Shares of Aurora Cannabis Corp. (NYSE: ACB) closed at $0.67 on Friday. Following a 12-for-1 reverse stock split, that stock will begin trading Monday morning at $8.06. The reverse split was necessary in order to maintain Aurora’s listing on the New York Stock Exchange.
Aurora has been making other moves, including at-the-market (ATM) share offerings and changing its chief executive. Trouble is, reducing the share count doesn’t really fix anything.
Aurora has been able to slow its cash burn. At the end of March, the company reported cash of around $205 million.
The ATM prospectus allowed for the sale of up to $400 million of common shares by registered dealers on behalf of Aurora through the New York Stock Exchange at prevailing market prices at the time of sale. The company has exhausted this source.
Last November, holders of some C$227 million in near-term debt converted their debt to common stock.

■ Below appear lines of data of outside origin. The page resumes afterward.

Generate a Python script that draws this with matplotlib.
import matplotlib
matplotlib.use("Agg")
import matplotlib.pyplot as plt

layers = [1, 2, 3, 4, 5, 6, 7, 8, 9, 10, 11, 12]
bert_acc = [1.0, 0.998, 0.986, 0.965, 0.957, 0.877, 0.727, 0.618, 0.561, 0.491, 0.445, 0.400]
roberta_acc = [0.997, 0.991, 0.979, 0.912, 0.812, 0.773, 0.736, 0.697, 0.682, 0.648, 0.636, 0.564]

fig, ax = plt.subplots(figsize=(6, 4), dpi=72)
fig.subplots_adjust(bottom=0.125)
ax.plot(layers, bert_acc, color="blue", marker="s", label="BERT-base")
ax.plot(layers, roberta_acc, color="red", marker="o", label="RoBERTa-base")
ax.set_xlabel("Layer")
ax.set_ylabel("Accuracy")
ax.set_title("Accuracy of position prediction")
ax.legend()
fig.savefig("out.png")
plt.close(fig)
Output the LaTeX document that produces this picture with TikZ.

At the end of 2019, just C$2.3 million had not been converted. Aurora also listed its grow facility in Exeter, Ontario, for sale at C$19 million (since reduced to C$17 million). The facility was a major part of its MedReleaf acquisition.

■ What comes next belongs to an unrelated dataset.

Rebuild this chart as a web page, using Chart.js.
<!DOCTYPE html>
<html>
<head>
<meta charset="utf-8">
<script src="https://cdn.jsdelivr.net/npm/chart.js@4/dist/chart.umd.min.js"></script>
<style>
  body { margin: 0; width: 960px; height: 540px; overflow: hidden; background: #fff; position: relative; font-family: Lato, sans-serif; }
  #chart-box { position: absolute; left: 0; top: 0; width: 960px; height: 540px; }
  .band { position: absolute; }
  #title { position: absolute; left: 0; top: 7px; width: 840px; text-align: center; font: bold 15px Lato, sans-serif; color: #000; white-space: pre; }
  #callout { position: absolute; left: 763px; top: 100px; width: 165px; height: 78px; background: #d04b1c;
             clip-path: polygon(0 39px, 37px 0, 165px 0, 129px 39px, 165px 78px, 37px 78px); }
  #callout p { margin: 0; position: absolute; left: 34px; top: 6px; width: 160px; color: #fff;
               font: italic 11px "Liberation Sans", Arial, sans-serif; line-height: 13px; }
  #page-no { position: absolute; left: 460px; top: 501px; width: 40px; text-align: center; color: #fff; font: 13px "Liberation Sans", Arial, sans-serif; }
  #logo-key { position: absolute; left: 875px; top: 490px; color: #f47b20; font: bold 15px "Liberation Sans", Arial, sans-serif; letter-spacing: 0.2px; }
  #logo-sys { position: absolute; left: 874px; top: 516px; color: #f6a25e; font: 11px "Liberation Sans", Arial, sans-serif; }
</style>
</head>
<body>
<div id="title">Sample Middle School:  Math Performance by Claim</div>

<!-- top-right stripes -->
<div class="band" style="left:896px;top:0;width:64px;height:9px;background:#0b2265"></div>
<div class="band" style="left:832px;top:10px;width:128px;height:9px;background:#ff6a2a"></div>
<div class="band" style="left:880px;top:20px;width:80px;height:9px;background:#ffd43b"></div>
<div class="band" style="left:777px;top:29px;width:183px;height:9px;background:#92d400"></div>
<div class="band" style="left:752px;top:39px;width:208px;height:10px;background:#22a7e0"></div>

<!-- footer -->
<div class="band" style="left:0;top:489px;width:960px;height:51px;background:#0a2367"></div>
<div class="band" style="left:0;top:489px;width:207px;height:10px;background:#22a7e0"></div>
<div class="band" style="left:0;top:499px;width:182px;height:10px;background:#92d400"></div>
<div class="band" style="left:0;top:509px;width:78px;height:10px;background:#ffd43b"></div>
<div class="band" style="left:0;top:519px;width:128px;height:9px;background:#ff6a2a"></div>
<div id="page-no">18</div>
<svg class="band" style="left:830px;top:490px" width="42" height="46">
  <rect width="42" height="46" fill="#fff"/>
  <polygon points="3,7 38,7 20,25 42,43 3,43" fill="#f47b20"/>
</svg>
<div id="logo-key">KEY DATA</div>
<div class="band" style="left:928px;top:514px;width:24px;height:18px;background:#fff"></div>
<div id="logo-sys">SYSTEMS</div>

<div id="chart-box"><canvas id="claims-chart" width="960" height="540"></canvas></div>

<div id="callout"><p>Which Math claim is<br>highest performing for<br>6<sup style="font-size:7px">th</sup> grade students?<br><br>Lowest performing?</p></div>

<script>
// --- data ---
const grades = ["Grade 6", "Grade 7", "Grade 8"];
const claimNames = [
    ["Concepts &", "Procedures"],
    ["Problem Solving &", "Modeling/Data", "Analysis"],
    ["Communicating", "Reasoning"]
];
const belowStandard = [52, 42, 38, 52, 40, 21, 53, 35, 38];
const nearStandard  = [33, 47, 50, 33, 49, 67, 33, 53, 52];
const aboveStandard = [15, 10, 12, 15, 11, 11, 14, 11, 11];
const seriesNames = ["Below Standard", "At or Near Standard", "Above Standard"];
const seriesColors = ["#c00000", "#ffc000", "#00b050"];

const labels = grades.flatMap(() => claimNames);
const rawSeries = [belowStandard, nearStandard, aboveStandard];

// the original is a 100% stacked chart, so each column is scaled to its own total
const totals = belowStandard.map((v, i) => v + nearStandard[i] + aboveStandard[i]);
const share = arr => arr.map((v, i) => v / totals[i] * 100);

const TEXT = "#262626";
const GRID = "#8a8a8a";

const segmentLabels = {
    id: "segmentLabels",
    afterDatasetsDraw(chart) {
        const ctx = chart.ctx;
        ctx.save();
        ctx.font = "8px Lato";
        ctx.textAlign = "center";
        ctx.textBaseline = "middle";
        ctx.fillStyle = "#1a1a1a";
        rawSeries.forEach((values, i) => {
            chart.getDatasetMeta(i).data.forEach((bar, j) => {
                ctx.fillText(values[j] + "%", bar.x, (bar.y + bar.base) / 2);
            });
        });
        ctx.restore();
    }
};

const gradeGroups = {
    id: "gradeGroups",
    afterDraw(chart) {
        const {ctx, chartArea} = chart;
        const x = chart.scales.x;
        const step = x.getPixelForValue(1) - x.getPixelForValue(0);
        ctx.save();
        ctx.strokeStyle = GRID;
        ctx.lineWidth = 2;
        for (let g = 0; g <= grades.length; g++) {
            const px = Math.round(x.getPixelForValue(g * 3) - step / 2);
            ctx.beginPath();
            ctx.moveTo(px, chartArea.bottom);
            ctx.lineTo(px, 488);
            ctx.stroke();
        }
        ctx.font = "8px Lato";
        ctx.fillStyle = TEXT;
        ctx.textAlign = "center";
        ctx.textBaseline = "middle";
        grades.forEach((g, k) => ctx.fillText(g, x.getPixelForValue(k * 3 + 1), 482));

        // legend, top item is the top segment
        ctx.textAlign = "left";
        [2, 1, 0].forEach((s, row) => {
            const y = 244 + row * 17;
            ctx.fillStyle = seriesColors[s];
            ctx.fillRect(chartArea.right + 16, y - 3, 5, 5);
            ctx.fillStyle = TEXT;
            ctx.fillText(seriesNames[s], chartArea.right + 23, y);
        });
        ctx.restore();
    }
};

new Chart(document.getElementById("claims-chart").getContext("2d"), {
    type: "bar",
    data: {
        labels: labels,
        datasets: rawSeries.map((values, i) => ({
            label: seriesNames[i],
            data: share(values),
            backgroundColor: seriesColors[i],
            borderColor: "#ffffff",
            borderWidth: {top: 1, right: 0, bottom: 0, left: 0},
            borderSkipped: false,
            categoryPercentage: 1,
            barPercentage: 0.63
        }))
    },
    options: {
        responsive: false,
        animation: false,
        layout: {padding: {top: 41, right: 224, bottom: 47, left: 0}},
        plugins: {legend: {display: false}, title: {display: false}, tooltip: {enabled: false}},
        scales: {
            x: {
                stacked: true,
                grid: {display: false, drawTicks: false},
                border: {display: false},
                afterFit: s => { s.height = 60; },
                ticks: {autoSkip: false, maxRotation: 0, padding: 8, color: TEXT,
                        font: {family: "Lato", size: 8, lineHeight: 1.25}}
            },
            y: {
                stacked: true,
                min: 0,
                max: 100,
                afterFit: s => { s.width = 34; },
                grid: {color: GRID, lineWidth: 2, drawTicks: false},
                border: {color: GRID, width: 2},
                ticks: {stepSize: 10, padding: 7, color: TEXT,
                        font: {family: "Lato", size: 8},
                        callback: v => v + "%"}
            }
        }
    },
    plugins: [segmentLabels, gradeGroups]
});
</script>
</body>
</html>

In March, the company reduced its term loan facility by C$96.5 million. It did so by eliminating its undrawn capacity and using C$45 million to repay a portion of its draw on that loan.

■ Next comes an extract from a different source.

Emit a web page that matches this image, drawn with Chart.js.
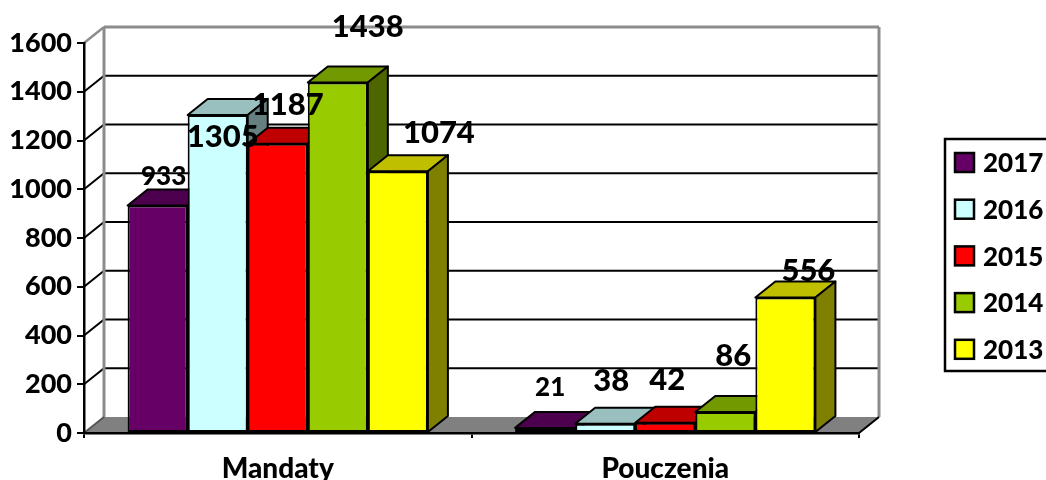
<!DOCTYPE html>
<html>
<head>
<meta charset="utf-8">
<title>Mandaty i pouczenia</title>
<style>
    html, body { margin: 0; padding: 0; background: #fff; }
    canvas { display: block; }
</style>
<script src="https://cdn.jsdelivr.net/npm/chart.js@4"></script>
</head>
<body>
<canvas id="chart" width="1046" height="480"></canvas>
<script>
// Values
const categories = ['Mandaty', 'Pouczenia'];
const years = ['2017', '2016', '2015', '2014', '2013'];
const values2017 = [933, 21];
const values2016 = [1305, 38];
const values2015 = [1187, 42];
const values2014 = [1438, 86];
const values2013 = [1074, 556];
const yTicks = [0, 200, 400, 600, 800, 1000, 1200, 1400, 1600];

// Styles
const fontFamily = 'Lato, Carlito, sans-serif';
const fontWeight = 900;
const frontColors = ['#660066', '#CCFFFF', '#FF0000', '#99CC00', '#FFFF00'];
const topColors = ['#4D004D', '#99BFBF', '#BF0000', '#739900', '#BFBF00'];
const sideColors = ['#330033', '#668080', '#800000', '#4D6600', '#808000'];
const depthX = 20;
const depthY = 16;

// Where each value label sits relative to its bar: [dx, dy, font size]
const labelStyles = [
    [[6, -31, 26], [5, -42, 26]],
    [[5, 20, 31], [6, -45, 31]],
    [[10, -41, 31], [2, -45, 31]],
    [[30, -57, 31], [8, -58, 31]],
    [[41, -40, 31], [23, -28, 31]],
];

function path(ctx, points, fill, stroke, width) {
    ctx.beginPath();
    points.forEach((p, i) => i ? ctx.lineTo(p[0], p[1]) : ctx.moveTo(p[0], p[1]));
    ctx.closePath();
    if (fill) {
        ctx.fillStyle = fill;
        ctx.fill();
    }
    if (stroke) {
        ctx.strokeStyle = stroke;
        ctx.lineWidth = width;
        ctx.stroke();
    }
}

function line(ctx, x1, y1, x2, y2, color, width) {
    ctx.beginPath();
    ctx.moveTo(x1, y1);
    ctx.lineTo(x2, y2);
    ctx.strokeStyle = color;
    ctx.lineWidth = width;
    ctx.stroke();
}

// Back wall, gridlines and floor of the 3D box
const wallPlugin = {
    id: 'wall',
    beforeDraw(chart) {
        const ctx = chart.ctx;
        const area = chart.chartArea;
        const y = chart.scales.y;
        const zero = y.getPixelForValue(0);
        const top = y.getPixelForValue(1600);

        ctx.save();
        path(ctx, [
            [area.left, zero],
            [area.left + depthX, zero - depthY],
            [area.right + depthX, zero - depthY],
            [area.right, zero],
        ], '#808080');

        yTicks.forEach(value => {
            if (value === 0 || value === 1600) return;
            const py = y.getPixelForValue(value);
            line(ctx, area.left, py, area.left + depthX, py - depthY, '#000', 2);
            line(ctx, area.left + depthX, py - depthY, area.right + depthX, py - depthY, '#000', 2);
        });

        line(ctx, area.left, top, area.left + depthX, top - depthY, '#8C8C8C', 2.5);
        line(ctx, area.left + depthX, top - depthY, area.right + depthX, top - depthY, '#8C8C8C', 3);
        line(ctx, area.left + depthX, top - depthY, area.left + depthX, zero - depthY, '#8C8C8C', 3);
        line(ctx, area.right + depthX, top - depthY, area.right + depthX, zero - depthY, '#8C8C8C', 3);
        line(ctx, area.left, zero, area.left + depthX, zero - depthY, '#555', 2);
        line(ctx, area.right, zero, area.right + depthX, zero - depthY, '#000', 2);
        ctx.restore();
    },
};

// Bars are painted left to right so each one covers the side of the previous one
const barsPlugin = {
    id: 'bars3d',
    beforeDatasetsDraw(chart) {
        const ctx = chart.ctx;
        chart.data.datasets.forEach((dataset, d) => {
            chart.getDatasetMeta(d).data.forEach(bar => {
                const left = bar.x - bar.width / 2;
                const right = bar.x + bar.width / 2;
                ctx.save();
                ctx.lineJoin = 'round';
                path(ctx, [
                    [left, bar.y],
                    [left + depthX, bar.y - depthY],
                    [right + depthX, bar.y - depthY],
                    [right, bar.y],
                ], topColors[d], '#000', 2);
                path(ctx, [
                    [right, bar.y],
                    [right + depthX, bar.y - depthY],
                    [right + depthX, bar.base - depthY],
                    [right, bar.base],
                ], sideColors[d], '#000', 2);
                ctx.restore();
                bar.draw(ctx, chart.chartArea);
            });
        });
        return false;
    },
};

// Value labels and the legend box go over everything else
const overlayPlugin = {
    id: 'overlay',
    afterDraw(chart) {
        const ctx = chart.ctx;
        ctx.save();
        ctx.fillStyle = '#000';
        ctx.textAlign = 'center';
        ctx.textBaseline = 'middle';
        chart.data.datasets.forEach((dataset, d) => {
            chart.getDatasetMeta(d).data.forEach((bar, i) => {
                const [dx, dy, size] = labelStyles[d][i];
                ctx.font = `${fontWeight} ${size}px ${fontFamily}`;
                ctx.fillText(String(dataset.data[i]), bar.x + dx, bar.y + dy + 2);
            });
        });

        // legend, its right edge runs off the page like in the original
        ctx.strokeStyle = '#000';
        ctx.lineWidth = 2.5;
        ctx.strokeRect(945, 139, 110, 232);
        ctx.textAlign = 'left';
        ctx.font = `${fontWeight} 26px ${fontFamily}`;
        chart.data.datasets.forEach((dataset, d) => {
            const cy = 163 + d * 46.7;
            ctx.fillStyle = frontColors[d];
            ctx.lineWidth = 2.5;
            ctx.fillRect(955, cy - 10, 19, 19);
            ctx.strokeRect(955, cy - 10, 19, 19);
            ctx.fillStyle = '#000';
            ctx.fillText(dataset.label, 983, cy + 1);
        });
        ctx.restore();
    },
};

const seriesValues = [values2017, values2016, values2015, values2014, values2013];

new Chart(document.getElementById('chart'), {
    type: 'bar',
    data: {
        labels: categories,
        datasets: years.map((year, d) => ({
            label: year,
            data: seriesValues[d],
            backgroundColor: frontColors[d],
            borderColor: '#000',
            borderWidth: 2,
            borderSkipped: false,
            inflateAmount: 0,
            categoryPercentage: 0.775,
            barPercentage: 1,
        })),
    },
    options: {
        responsive: false,
        animation: false,
        layout: { padding: { top: 43, right: 187, left: 0, bottom: 0 } },
        plugins: {
            legend: { display: false },
            tooltip: { enabled: false },
        },
        scales: {
            x: {
                afterFit: scale => { scale.height = 47; },
                grid: { drawOnChartArea: false, color: '#000', lineWidth: 2, tickLength: 5 },
                border: { color: '#000', width: 2.5 },
                ticks: { color: '#000', padding: 14, maxRotation: 0, font: { family: fontFamily, size: 28, weight: fontWeight } },
            },
            y: {
                min: 0,
                max: 1600,
                afterFit: scale => { scale.width = 84; },
                afterBuildTicks: scale => { scale.ticks = yTicks.map(value => ({ value })); },
                grid: { drawOnChartArea: false, color: '#000', lineWidth: 2, tickLength: 7 },
                border: { color: '#000', width: 2.5 },
                ticks: { color: '#000', padding: 5, callback: value => String(value), font: { family: fontFamily, size: 27, weight: fontWeight } },
            },
        },
    },
    plugins: [wallPlugin, barsPlugin, overlayPlugin],
});
</script>
</body>
</html>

Following these changes, C$50 million remains in the company’s revolver, as well as C$507 in senior secured term loans and senior unsecured convertible debt. Aurora does not want to borrow more.
Aurora has indicated that it plans to offer another $350 million in new shares in small ATM offerings.
Aurora Cannabis stock traded up about 2.6% at $8.27 in Monday’s premarket session. On a pre-split basis, Aurora’s 52-week range is $0.60 to $9.00.